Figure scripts
━━━━━━━━━━━━━━━━━━━━

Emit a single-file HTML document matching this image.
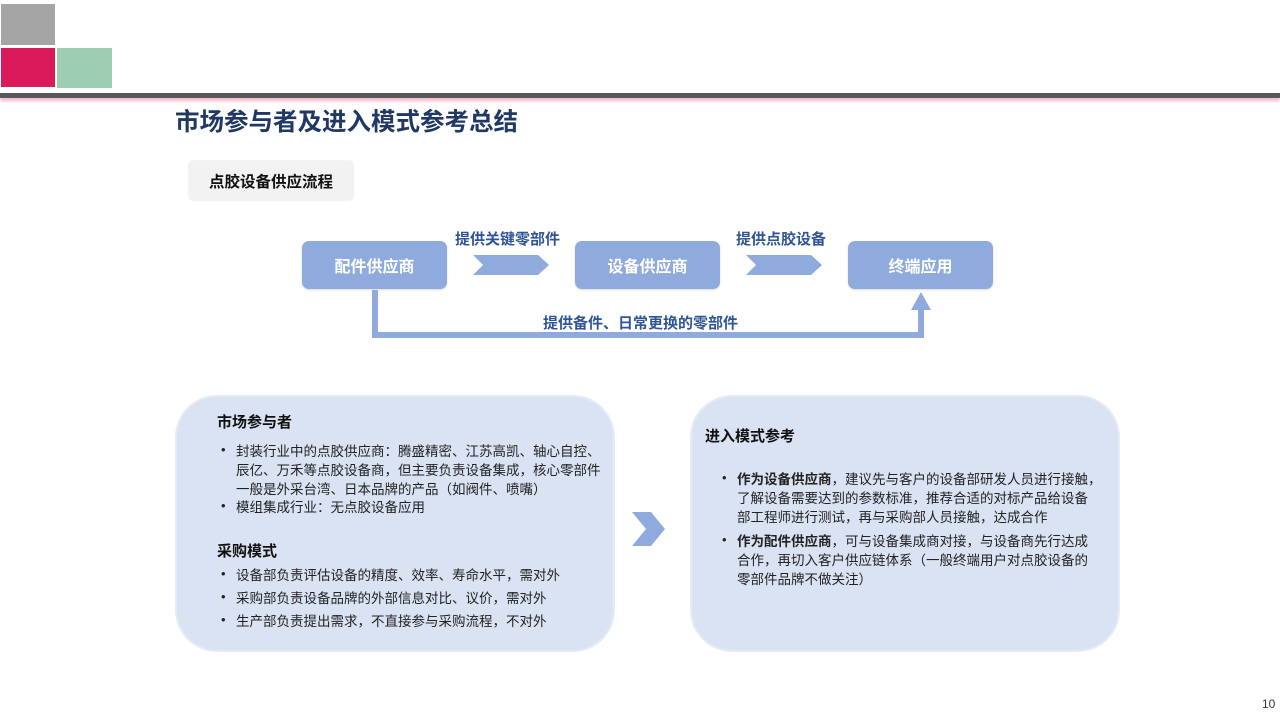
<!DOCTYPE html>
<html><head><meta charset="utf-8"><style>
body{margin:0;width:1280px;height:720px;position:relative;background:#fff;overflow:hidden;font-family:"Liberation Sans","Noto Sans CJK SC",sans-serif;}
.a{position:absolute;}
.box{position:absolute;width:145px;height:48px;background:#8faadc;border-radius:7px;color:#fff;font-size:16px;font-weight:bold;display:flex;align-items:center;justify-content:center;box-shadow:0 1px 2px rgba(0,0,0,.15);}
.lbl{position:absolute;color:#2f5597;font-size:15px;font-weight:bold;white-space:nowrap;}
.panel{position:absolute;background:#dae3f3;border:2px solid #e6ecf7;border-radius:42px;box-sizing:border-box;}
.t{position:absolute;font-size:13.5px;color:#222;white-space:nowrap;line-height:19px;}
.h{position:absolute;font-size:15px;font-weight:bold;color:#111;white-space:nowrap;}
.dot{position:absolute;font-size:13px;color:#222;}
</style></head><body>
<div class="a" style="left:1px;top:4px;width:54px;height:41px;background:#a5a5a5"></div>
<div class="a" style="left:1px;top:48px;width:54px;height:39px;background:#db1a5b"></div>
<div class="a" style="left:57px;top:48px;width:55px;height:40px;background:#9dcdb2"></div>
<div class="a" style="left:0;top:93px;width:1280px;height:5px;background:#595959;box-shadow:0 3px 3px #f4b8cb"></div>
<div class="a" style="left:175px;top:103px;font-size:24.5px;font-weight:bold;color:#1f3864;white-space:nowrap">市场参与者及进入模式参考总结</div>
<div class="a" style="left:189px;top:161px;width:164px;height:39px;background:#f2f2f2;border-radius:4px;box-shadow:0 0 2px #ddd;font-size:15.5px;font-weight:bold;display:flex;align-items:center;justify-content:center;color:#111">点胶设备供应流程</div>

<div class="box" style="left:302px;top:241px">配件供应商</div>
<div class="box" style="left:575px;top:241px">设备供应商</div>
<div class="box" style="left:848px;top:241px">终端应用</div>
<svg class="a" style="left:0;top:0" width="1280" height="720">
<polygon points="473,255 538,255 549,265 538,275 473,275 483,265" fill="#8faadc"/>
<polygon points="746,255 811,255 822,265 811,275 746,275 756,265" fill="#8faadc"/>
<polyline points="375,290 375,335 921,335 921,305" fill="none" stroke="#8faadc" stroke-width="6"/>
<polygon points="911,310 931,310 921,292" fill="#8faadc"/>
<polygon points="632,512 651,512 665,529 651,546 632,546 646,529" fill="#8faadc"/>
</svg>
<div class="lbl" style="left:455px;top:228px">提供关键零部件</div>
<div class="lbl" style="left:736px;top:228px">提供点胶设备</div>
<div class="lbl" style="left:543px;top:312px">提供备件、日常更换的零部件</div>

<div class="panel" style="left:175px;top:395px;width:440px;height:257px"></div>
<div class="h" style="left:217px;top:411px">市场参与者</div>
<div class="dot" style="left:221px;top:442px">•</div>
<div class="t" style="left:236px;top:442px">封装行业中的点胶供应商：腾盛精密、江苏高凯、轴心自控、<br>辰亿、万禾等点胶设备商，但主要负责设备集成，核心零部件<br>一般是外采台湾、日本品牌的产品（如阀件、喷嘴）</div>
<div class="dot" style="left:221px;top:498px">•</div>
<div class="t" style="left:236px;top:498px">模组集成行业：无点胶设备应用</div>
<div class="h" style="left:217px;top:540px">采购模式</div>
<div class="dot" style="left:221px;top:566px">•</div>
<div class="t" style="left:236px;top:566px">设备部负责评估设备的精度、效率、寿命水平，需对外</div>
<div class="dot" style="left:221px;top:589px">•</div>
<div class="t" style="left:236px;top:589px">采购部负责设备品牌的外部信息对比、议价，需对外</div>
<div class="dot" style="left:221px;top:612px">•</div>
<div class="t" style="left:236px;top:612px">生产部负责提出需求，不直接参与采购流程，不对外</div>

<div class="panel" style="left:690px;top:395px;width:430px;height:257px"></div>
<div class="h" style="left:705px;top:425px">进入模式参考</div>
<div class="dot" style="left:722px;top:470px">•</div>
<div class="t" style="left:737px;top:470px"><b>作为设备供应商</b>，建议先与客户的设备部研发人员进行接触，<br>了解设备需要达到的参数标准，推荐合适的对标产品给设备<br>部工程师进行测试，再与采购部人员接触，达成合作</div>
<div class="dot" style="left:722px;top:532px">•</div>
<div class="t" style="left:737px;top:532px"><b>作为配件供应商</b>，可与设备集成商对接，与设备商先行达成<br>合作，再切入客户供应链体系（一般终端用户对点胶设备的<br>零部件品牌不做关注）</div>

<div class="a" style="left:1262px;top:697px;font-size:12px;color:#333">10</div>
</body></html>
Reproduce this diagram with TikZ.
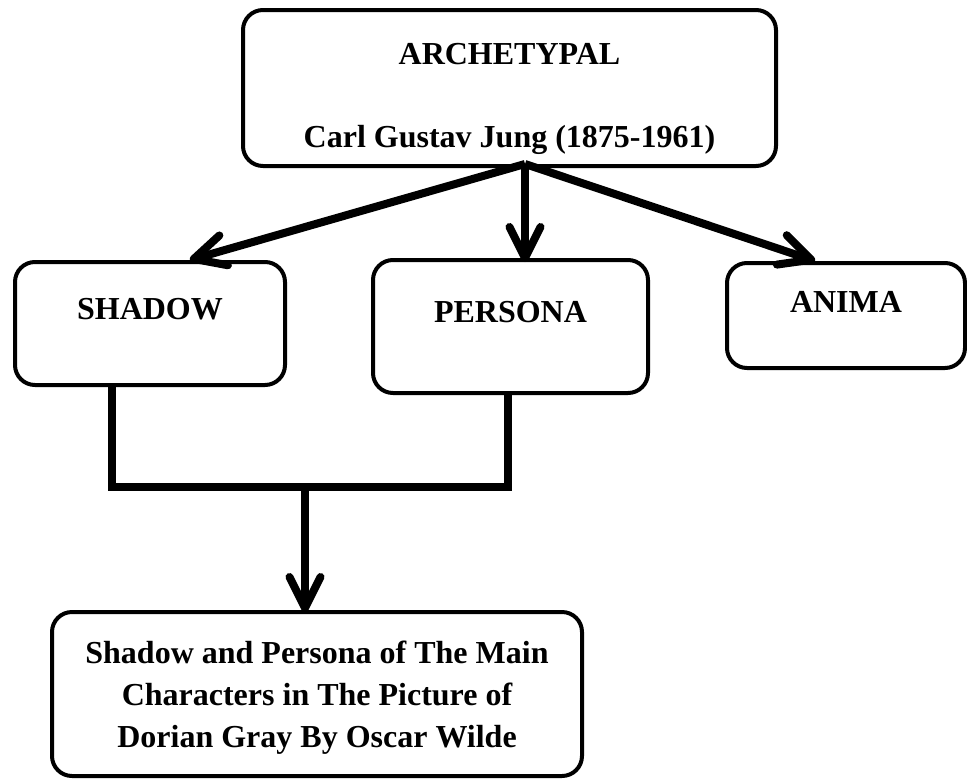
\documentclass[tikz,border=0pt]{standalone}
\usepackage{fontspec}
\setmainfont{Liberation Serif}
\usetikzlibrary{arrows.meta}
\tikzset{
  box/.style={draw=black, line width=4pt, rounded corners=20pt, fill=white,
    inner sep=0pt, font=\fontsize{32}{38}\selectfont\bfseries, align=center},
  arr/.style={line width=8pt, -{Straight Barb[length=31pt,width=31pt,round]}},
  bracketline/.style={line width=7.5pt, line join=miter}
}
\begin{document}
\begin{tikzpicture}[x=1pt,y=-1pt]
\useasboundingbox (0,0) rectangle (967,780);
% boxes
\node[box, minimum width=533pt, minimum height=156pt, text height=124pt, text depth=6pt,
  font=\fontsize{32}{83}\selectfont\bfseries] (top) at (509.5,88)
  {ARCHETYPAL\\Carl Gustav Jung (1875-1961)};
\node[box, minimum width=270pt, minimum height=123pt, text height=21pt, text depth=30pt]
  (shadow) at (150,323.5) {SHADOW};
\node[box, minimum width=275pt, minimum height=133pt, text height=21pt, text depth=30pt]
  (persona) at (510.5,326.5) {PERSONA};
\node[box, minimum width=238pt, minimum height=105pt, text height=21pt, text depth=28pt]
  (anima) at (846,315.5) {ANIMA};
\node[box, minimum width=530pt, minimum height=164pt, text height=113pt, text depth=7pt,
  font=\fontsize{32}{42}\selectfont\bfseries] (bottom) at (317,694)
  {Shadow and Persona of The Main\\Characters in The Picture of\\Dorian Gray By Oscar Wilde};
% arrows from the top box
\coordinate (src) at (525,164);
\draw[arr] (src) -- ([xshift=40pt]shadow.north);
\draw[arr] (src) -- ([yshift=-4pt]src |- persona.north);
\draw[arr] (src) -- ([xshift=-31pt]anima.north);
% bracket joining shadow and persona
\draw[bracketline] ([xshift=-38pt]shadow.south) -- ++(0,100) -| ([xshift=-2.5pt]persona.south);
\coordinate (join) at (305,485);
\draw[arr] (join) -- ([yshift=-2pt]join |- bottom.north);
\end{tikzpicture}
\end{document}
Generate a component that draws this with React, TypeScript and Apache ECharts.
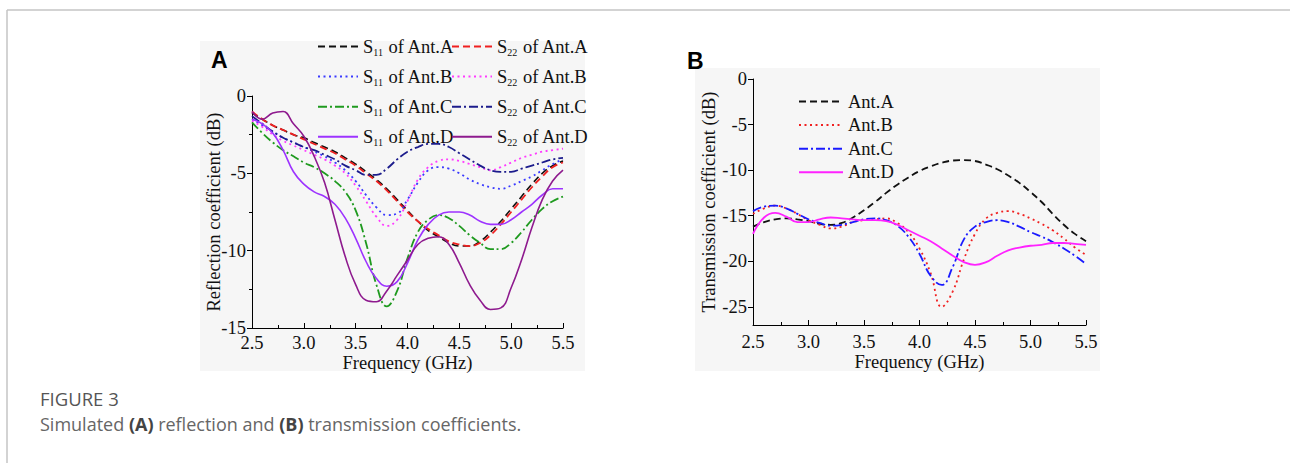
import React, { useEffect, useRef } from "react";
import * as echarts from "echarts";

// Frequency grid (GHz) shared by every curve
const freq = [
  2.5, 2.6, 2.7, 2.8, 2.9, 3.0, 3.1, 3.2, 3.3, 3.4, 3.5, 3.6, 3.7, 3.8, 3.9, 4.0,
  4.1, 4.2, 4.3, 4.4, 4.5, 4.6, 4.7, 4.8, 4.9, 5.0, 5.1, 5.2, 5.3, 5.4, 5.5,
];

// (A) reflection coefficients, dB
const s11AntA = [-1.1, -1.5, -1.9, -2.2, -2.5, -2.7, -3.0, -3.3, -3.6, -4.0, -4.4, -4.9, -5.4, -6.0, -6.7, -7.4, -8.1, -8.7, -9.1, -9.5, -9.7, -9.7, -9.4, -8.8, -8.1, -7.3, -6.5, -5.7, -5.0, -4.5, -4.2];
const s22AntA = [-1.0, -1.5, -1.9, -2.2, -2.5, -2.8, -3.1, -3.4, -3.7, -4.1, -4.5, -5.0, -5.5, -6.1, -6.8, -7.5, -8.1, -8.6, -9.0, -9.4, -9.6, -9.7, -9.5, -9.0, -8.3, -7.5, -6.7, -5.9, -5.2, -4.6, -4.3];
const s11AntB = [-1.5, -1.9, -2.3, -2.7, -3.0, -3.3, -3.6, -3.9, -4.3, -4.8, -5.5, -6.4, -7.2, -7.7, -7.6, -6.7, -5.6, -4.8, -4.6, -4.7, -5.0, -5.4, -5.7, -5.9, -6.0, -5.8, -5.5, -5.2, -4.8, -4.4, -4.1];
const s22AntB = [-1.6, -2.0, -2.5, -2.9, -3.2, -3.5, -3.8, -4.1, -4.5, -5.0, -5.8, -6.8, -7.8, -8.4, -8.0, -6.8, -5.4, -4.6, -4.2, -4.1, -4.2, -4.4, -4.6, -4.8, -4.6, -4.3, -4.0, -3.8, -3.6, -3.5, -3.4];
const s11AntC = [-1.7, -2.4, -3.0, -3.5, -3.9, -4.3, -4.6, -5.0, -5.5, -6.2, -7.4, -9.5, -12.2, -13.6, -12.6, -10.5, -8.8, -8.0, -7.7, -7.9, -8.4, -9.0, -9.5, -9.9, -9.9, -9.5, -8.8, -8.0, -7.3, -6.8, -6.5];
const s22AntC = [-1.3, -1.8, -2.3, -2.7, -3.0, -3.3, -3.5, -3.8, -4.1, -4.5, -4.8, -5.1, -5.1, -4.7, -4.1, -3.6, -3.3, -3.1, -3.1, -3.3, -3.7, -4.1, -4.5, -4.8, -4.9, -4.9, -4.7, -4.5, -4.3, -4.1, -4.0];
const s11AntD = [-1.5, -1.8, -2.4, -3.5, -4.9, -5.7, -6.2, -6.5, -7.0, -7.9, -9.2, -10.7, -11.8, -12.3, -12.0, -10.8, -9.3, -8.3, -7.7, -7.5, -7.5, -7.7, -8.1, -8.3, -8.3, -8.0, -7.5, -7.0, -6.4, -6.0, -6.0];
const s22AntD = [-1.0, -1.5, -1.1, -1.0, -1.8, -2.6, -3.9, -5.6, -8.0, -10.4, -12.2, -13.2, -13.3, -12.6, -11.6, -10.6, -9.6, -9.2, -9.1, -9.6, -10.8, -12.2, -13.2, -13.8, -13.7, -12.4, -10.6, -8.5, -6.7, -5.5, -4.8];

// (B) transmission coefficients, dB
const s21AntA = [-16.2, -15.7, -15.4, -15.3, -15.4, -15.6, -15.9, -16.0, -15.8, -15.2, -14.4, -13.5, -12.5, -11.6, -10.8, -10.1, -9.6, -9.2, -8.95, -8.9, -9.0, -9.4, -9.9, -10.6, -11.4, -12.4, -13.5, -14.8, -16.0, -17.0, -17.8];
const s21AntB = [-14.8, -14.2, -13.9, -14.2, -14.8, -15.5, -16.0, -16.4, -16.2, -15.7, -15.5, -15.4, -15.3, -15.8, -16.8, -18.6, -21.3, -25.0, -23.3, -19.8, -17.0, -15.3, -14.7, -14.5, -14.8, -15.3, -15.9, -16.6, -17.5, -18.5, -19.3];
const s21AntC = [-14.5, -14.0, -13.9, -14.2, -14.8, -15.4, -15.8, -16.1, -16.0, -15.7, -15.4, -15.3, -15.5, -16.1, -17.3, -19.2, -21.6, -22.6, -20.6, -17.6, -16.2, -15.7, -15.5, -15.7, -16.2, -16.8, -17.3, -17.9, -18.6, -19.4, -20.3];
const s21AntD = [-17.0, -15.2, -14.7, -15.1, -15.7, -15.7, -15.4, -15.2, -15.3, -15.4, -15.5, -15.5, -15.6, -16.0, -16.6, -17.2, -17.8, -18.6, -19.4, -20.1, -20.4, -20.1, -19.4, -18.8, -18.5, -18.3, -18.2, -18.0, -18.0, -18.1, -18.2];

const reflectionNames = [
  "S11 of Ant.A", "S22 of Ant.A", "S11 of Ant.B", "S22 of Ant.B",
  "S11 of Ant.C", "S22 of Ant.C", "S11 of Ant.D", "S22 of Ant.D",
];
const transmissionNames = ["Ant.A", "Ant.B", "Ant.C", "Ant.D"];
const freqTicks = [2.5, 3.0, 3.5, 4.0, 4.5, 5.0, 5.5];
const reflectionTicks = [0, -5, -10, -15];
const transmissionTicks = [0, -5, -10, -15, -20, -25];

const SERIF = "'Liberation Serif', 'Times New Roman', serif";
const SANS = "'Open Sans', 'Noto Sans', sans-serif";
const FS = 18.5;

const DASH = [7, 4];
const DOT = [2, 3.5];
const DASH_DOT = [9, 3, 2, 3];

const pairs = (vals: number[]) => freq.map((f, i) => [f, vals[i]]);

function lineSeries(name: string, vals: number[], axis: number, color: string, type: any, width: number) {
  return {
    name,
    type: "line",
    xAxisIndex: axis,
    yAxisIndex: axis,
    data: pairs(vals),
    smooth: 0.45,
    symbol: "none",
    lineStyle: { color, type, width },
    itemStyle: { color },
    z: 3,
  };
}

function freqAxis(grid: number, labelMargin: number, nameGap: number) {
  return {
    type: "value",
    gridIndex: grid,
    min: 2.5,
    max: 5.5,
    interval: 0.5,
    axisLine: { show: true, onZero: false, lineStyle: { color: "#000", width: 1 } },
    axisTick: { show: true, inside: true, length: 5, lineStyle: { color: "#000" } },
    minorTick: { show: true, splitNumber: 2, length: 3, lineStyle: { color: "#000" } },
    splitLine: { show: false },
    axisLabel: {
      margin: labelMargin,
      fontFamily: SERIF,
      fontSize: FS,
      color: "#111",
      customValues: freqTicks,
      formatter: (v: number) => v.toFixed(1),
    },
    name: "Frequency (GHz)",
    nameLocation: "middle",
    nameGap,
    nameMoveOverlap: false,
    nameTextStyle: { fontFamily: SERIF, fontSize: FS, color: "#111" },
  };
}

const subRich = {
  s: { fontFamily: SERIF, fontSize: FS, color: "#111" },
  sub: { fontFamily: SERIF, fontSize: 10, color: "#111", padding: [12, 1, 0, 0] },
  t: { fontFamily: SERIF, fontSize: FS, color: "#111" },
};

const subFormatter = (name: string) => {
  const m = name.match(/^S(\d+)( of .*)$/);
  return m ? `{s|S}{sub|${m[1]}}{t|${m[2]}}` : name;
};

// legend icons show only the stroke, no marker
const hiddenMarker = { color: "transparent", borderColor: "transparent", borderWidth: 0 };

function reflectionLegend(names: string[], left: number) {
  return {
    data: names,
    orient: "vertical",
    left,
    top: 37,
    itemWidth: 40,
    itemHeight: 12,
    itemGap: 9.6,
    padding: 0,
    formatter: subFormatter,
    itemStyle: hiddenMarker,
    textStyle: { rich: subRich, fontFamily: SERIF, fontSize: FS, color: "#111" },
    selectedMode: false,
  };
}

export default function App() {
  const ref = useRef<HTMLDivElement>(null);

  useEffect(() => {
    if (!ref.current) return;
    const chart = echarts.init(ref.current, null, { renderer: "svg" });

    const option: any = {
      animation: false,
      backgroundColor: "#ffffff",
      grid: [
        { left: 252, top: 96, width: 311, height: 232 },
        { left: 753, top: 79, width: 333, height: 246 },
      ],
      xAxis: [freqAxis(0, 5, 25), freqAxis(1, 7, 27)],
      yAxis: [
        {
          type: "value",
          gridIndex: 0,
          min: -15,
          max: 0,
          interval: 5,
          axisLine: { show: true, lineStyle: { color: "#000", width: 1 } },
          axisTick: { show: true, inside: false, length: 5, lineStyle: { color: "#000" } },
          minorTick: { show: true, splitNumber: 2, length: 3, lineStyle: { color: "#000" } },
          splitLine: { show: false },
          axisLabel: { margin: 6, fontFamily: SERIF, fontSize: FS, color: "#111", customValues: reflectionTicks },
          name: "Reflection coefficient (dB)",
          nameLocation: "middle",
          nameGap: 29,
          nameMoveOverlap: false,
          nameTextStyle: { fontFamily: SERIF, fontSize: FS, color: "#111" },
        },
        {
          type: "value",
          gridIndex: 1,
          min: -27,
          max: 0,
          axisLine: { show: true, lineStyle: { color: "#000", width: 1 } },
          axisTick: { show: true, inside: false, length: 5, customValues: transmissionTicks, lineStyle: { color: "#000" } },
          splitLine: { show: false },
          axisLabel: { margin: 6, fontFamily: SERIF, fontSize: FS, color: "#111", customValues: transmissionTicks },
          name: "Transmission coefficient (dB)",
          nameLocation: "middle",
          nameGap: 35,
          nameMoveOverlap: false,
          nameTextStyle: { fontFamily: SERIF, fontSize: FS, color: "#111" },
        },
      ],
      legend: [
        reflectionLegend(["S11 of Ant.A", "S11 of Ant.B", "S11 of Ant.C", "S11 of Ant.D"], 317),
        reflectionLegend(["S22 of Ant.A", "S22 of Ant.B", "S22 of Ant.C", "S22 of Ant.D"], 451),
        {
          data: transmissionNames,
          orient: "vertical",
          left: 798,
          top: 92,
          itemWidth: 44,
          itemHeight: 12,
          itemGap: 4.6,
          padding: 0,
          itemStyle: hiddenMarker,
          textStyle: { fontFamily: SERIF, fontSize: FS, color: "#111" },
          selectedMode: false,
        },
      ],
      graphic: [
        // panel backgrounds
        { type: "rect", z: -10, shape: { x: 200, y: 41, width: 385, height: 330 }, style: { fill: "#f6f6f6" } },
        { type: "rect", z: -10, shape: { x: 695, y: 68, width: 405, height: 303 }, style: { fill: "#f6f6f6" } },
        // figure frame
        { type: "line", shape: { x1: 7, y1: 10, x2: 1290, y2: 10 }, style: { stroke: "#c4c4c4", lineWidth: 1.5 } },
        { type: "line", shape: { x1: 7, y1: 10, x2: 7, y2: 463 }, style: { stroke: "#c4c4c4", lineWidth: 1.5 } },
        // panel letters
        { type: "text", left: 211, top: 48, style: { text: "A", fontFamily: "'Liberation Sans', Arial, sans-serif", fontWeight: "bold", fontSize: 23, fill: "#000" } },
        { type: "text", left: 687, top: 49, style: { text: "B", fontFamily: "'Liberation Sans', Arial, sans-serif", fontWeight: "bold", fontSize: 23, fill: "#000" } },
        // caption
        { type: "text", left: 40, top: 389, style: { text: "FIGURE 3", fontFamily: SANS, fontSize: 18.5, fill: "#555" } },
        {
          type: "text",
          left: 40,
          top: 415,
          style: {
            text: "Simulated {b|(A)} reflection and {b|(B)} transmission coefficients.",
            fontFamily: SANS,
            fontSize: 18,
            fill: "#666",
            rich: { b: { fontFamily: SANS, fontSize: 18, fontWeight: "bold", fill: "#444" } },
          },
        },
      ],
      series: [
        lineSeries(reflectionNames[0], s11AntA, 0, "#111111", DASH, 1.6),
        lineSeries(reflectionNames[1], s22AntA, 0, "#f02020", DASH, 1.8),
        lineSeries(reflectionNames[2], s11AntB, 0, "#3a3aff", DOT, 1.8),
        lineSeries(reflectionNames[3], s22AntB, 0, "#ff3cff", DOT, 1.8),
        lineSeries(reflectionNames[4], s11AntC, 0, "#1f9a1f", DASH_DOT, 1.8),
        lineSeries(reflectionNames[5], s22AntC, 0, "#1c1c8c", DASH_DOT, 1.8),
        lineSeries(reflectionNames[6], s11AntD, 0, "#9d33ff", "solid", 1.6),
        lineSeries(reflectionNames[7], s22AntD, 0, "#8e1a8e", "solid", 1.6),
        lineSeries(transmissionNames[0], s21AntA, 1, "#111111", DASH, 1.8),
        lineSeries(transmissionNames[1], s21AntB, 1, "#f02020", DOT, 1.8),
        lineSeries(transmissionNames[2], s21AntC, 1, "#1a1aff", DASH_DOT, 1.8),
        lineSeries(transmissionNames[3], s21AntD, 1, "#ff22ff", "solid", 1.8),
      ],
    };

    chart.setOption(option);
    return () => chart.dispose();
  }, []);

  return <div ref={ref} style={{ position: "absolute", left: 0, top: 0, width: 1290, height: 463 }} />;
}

━━━━━━━━━━━━━━━━━━━━

- Written task:
Filter the listing for the word "this" and copy every line that holds it.

- Worked answer:
Emit a single-file HTML document matching this image.
Reproduce this diagram with TikZ.
Generate a component that draws this with React, TypeScript and Apache ECharts.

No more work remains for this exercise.